When the Israeli army was advancing on Beirut in 1982, the then Israeli
Prime Minister, Menachem Begin, wrote a crazed letter to US President
Ronald Reagan explaining that he felt he was marching on "Berlin"
to liquidate "Hitler" (ie Yasser Arafat, who was busy comparing his
own guerrillas to the defenders of Stalingrad).
That courageous Israeli writer Uri Avnery wrote an open letter to
Begin. "Mr Prime Minister," he began, "Hitler is dead." But this did
not stop Ariel Sharon from trying the same trick in 1989. He said
that, by talking to the US State Department, Arafat was "like Hitler,
who also wanted so much to negotiate with the Allies in the second
half of the Second World War", Sharon told the Wall Street Journal.
"… Arafat is the same kind of enemy".
Needless to say, any comparison between the behaviour of German
troops in the Second World War and Israeli soldiers today (with
their constantly betrayed claim to "purity of arms") is denounced as
anti-Semitic. Generally, I believe that is the correct reaction.
Israelis are not committing mass rape, murder or installing gas
chambers for the Palestinians.
But the acts of Israeli troops are not always so easy to divorce
from such insane parallels. During the Sabra and Chatila massacres –
when Israel sent its enraged Lebanese Christian Phalangist militias
into the camps after telling them that Palestinians had killed their
beloved leader – up to 1,700 Palestinians were slaughtered. Israeli
troops watched – and did nothing.
The Israeli novelist A B Yehoshua observed that, even if his country’s
soldiers had not known what was happening, "then this would be the
same lack of knowledge of the Germans who stood outside Buchenwald
and Treblinka and did not know what was happening".
After the killings of Jenin, an Israeli officer suggested to his men,
according to the Israeli Press, that, with close quarter fighting,
they might study the tactics of Nazi troops in Warsaw in 1944.
And I have to say – indeed, it needs to be said – that, after the
countless Lebanese civilian refugees ruthlessly cut down on the roads
of Lebanon by the Israeli air force in 1978, 1982, 1993, 1996 and
again this summer, how can one avoid being reminded of the Luftwaffe
attacks on the equally helpless French refugees of 1940? Many thousands
of Lebanese have been killed in this way over the past 25 years.

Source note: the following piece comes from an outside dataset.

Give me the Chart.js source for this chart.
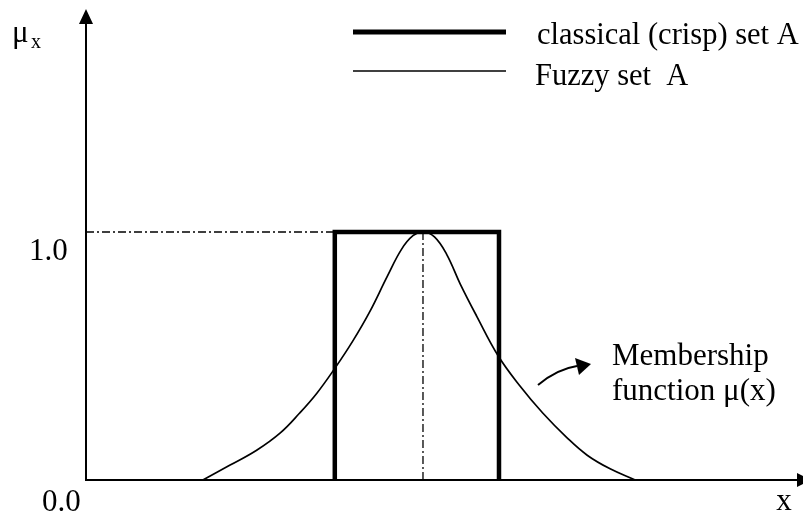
<!DOCTYPE html>
<html>
<head>
<meta charset="utf-8">
<script src="https://cdn.jsdelivr.net/npm/chart.js@4/dist/chart.umd.min.js"></script>
<style>
  html, body { margin: 0; padding: 0; background: #fff; }
  canvas { display: block; }
</style>
</head>
<body>
<canvas id="c" width="803" height="513" style="width:803px;height:513px"></canvas>
<script>
// ---- data (x in arbitrary units 0..10, y = membership degree) ----
const fuzzyX = [1.63, 2.01, 2.38, 2.71, 2.98, 3.22, 3.47, 3.72, 3.96, 4.20, 4.40, 4.56, 4.70, 4.86, 5.03, 5.22, 5.45, 5.75, 6.05, 6.37, 6.71, 6.99, 7.31, 7.66];
const fuzzyY = [0.00, 0.06, 0.12, 0.19, 0.27, 0.35, 0.45, 0.56, 0.68, 0.82, 0.93, 0.985, 1.00, 0.98, 0.91, 0.79, 0.66, 0.50, 0.38, 0.27, 0.17, 0.10, 0.045, 0.00];
const crispX = [3.47, 3.47, 5.76, 5.76];
const crispY = [0, 1, 1, 0];
const peakX = 4.70;
const yTickLabels = ['0.0', '1.0'];
const legendLabels = ['classical (crisp) set A', 'Fuzzy set  A'];
const axisLabels = { y: 'μ', ySub: 'x', x: 'x' };
const noteLines = ['Membership', 'function μ(x)'];

const xMin = 0, xMax = 10, yMin = 0, yMax = 1.895;

const toPts = (xs, ys) => xs.map((x, i) => ({ x, y: ys[i] }));
const hGuide = [{ x: xMin, y: 1 }, { x: crispX[1], y: 1 }];
const vGuide = [{ x: peakX, y: 1 }, { x: peakX, y: 0 }];

const SERIF = '"Liberation Serif", "Times New Roman", serif';
const DASHDOT = [8, 3, 2, 3];

const decor = {
  id: 'decor',
  beforeDatasetsDraw(chart) {
    const { ctx, chartArea: a, scales: { x, y } } = chart;
    const x0 = x.getPixelForValue(0), y0 = y.getPixelForValue(0);
    ctx.save();
    ctx.strokeStyle = '#000'; ctx.fillStyle = '#000'; ctx.lineWidth = 2;
    ctx.beginPath(); ctx.moveTo(x0, y0 + 1); ctx.lineTo(x0, a.top + 12); ctx.stroke();
    ctx.beginPath(); ctx.moveTo(x0, a.top - 1); ctx.lineTo(x0 - 7, a.top + 14); ctx.lineTo(x0 + 7, a.top + 14); ctx.closePath(); ctx.fill();
    ctx.beginPath(); ctx.moveTo(x0 - 1, y0); ctx.lineTo(a.right - 4, y0); ctx.stroke();
    ctx.beginPath(); ctx.moveTo(a.right + 8, y0); ctx.lineTo(a.right - 6, y0 - 7); ctx.lineTo(a.right - 6, y0 + 7); ctx.closePath(); ctx.fill();
    ctx.restore();
  },
  afterDraw(chart) {
    const { ctx, scales: { x, y } } = chart;
    const y0 = y.getPixelForValue(0), y1 = y.getPixelForValue(1);
    ctx.save();
    ctx.fillStyle = '#000'; ctx.strokeStyle = '#000';
    ctx.textBaseline = 'alphabetic'; ctx.textAlign = 'left';
    ctx.font = '31px ' + SERIF; ctx.fillText(axisLabels.y, 12, 42);
    ctx.font = '20px ' + SERIF; ctx.fillText(axisLabels.ySub, 31, 48);
    ctx.font = '31px ' + SERIF;
    ctx.fillText(yTickLabels[1], 29, y1 + 28);
    ctx.fillText(yTickLabels[0], 42, y0 + 31);
    ctx.textAlign = 'center';
    ctx.fillText(axisLabels.x, 784, y0 + 30);
    ctx.textAlign = 'left';
    ctx.fillText(noteLines[0], 612, 365);
    ctx.fillText(noteLines[1], 612, 400);
    ctx.lineWidth = 5;
    ctx.beginPath(); ctx.moveTo(353, 32); ctx.lineTo(506, 32); ctx.stroke();
    ctx.lineWidth = 1.5;
    ctx.beginPath(); ctx.moveTo(353, 71); ctx.lineTo(506, 71); ctx.stroke();
    ctx.font = '30.5px ' + SERIF;
    ctx.fillText(legendLabels[0], 537, 44);
    ctx.fillText(legendLabels[1], 535, 85);
    ctx.lineWidth = 2;
    ctx.beginPath(); ctx.moveTo(538, 385); ctx.quadraticCurveTo(557, 369, 577, 366); ctx.stroke();
    ctx.beginPath(); ctx.moveTo(591, 364); ctx.lineTo(575, 358); ctx.lineTo(579, 375); ctx.closePath(); ctx.fill();
    ctx.restore();
  }
};

new Chart(document.getElementById('c'), {
  type: 'line',
  data: {
    datasets: [
      { data: hGuide, borderColor: '#000', borderWidth: 1.3, borderDash: DASHDOT, pointRadius: 0, tension: 0 },
      { data: vGuide, borderColor: '#000', borderWidth: 1.3, borderDash: DASHDOT, pointRadius: 0, tension: 0 },
      { data: toPts(fuzzyX, fuzzyY), borderColor: '#000', borderWidth: 1.7, pointRadius: 0, tension: 0.4 },
      { data: toPts(crispX, crispY), borderColor: '#000', borderWidth: 4.5, pointRadius: 0, tension: 0, borderJoinStyle: 'miter', borderCapStyle: 'butt' }
    ]
  },
  options: {
    responsive: false,
    animation: false,
    layout: { padding: { left: 86, top: 10, right: 0, bottom: 33 } },
    plugins: { legend: { display: false }, tooltip: { enabled: false } },
    scales: {
      x: { type: 'linear', min: xMin, max: xMax, display: false },
      y: { type: 'linear', min: yMin, max: yMax, display: false }
    }
  },
  plugins: [decor]
});
</script>
</body>
</html>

And please spare me the nonsense about "human shields". What about
the marked ambulance of women and children rocketed by a low-flying
Israeli helicopter in 1996? Or the refugee convoy whose women and
children were torn to pieces by an equally low-flying Israeli air
force helicopter as they fled along the roads after being ordered to
leave their homes by the Israelis?
No, Israelis are not Nazis. But it’s time we talked of war crimes
unless they stop these attacks on refugees. The Arabs are entitled to
talk the same way. They should. But they must stop lying about Jewish
history – and take a lesson, perhaps, from the Israeli historians
who tell the truth about the savagery which attended Israel’s birth.

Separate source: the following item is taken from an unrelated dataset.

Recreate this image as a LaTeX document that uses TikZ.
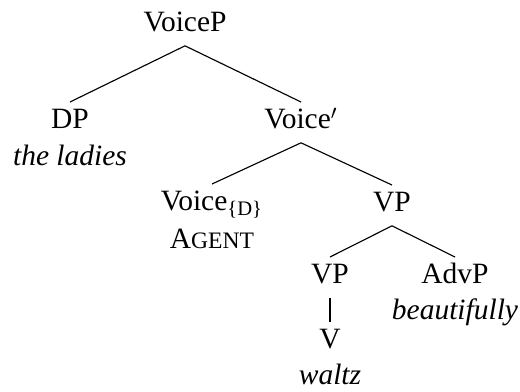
\documentclass[tikz,border=0pt]{standalone}
\usepackage{fontspec}
\setmainfont{Liberation Serif}
\begin{document}
\begin{tikzpicture}[x=0.441pt,y=-0.441pt,
  every node/.style={font=\fontsize{13pt}{15pt}\selectfont, anchor=base, inner xsep=0pt, inner ysep=3pt},
  cat/.style={text height=8.7pt, text depth=2.9pt},
  gloss/.style={font=\fontsize{13pt}{15pt}\selectfont\itshape},
  branch/.style={line width=0.5pt}]
\useasboundingbox (0,0) rectangle (520,392);
\node[cat] (voicep) at (185,32) {VoiceP};
\node[cat] (dp) at (70,129) {DP};
\node[gloss] (ladies) at (70,166) {the ladies};
\node[cat] (voicebar) at (301,129) {Voice$'$};
\node[cat] (voiced) at (212,211) {Voice\textsubscript{\{D\}}};
\node (agent) at (212,249) {A{\fontsize{10.4pt}{12pt}\selectfont GENT}};
\node[cat] (vp) at (392,212) {VP};
\node[cat] (vplow) at (330,284) {VP};
\node[cat] (advp) at (455,284) {AdvP};
\node[gloss] (beaut) at (455,320) {beautifully};
\node[cat] (v) at (330,349) {V};
\node[gloss] (waltz) at (330,385) {waltz};
\draw[branch] (voicep.south) -- (dp.north);
\draw[branch] (voicep.south) -- (voicebar.north);
\draw[branch] (voicebar.south) -- (voiced.north);
\draw[branch] (voicebar.south) -- (vp.north);
\draw[branch] (vp.south) -- (vplow.north);
\draw[branch] (vp.south) -- (advp.north);
\draw[branch] (vplow.south) -- (v.north);
\end{tikzpicture}
\end{document}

As for the West’s reaction to Ahmadinejad’s antics, Lord Blair of Kut
al-Amara was "shocked" into disbelief, while Israeli Prime Minister
Ehud Olmert responded with more eloquent contempt.

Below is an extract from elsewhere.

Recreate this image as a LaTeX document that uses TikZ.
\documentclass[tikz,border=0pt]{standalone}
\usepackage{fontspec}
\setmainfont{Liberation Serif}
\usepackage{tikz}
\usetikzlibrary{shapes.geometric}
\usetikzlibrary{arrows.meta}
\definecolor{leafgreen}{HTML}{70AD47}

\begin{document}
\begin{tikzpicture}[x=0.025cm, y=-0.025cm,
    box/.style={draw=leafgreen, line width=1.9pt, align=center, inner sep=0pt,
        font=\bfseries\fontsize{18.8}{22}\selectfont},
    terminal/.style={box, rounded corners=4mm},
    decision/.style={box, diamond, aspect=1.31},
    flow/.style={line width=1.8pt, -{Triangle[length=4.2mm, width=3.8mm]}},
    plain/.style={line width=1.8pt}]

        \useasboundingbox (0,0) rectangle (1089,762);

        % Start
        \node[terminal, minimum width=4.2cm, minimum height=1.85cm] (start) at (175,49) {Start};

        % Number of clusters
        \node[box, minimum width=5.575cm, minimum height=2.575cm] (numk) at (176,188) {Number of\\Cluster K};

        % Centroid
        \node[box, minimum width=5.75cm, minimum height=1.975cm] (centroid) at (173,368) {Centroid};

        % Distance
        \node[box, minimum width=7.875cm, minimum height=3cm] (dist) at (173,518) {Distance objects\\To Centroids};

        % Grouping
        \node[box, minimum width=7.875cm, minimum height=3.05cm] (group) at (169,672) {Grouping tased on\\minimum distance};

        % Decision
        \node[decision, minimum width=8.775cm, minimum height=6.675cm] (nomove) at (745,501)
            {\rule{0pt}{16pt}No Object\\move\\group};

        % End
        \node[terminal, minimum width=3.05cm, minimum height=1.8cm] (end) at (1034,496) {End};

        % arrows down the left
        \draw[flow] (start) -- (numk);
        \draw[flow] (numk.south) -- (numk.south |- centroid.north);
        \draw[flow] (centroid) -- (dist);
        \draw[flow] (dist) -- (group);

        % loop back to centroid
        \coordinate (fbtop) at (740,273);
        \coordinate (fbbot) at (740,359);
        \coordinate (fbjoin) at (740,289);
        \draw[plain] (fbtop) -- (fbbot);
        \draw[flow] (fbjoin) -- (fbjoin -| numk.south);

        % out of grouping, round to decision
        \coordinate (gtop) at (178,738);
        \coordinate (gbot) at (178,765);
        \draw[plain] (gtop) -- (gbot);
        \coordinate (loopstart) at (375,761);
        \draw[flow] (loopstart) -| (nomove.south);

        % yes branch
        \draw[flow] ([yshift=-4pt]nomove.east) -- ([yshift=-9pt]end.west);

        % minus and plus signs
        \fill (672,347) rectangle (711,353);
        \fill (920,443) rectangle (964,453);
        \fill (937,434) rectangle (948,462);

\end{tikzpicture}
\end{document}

Strangely, no-one recalled that the Holocaust deniers of recent years –
deniers of the Turkish genocide of 1.5 million Armenian Christians in
1915, that is – include Lord Blair, who originally tried to prevent
Armenians from participating in Britain’s Holocaust Day and the then
Israeli foreign minister, Shimon Peres, who told Turks that their
massacre of the victims of the 20th century’s first Holocaust did
not constitute a genocide.
I’ve no doubt Ahmadinejad – equally conscious of Iran’s precious
relationship with Turkey – would gutlessly fail to honour the Armenian
Holocaust in Tehran. Who would have thought that the governments of
Britain, Israel and Iran had so much in common?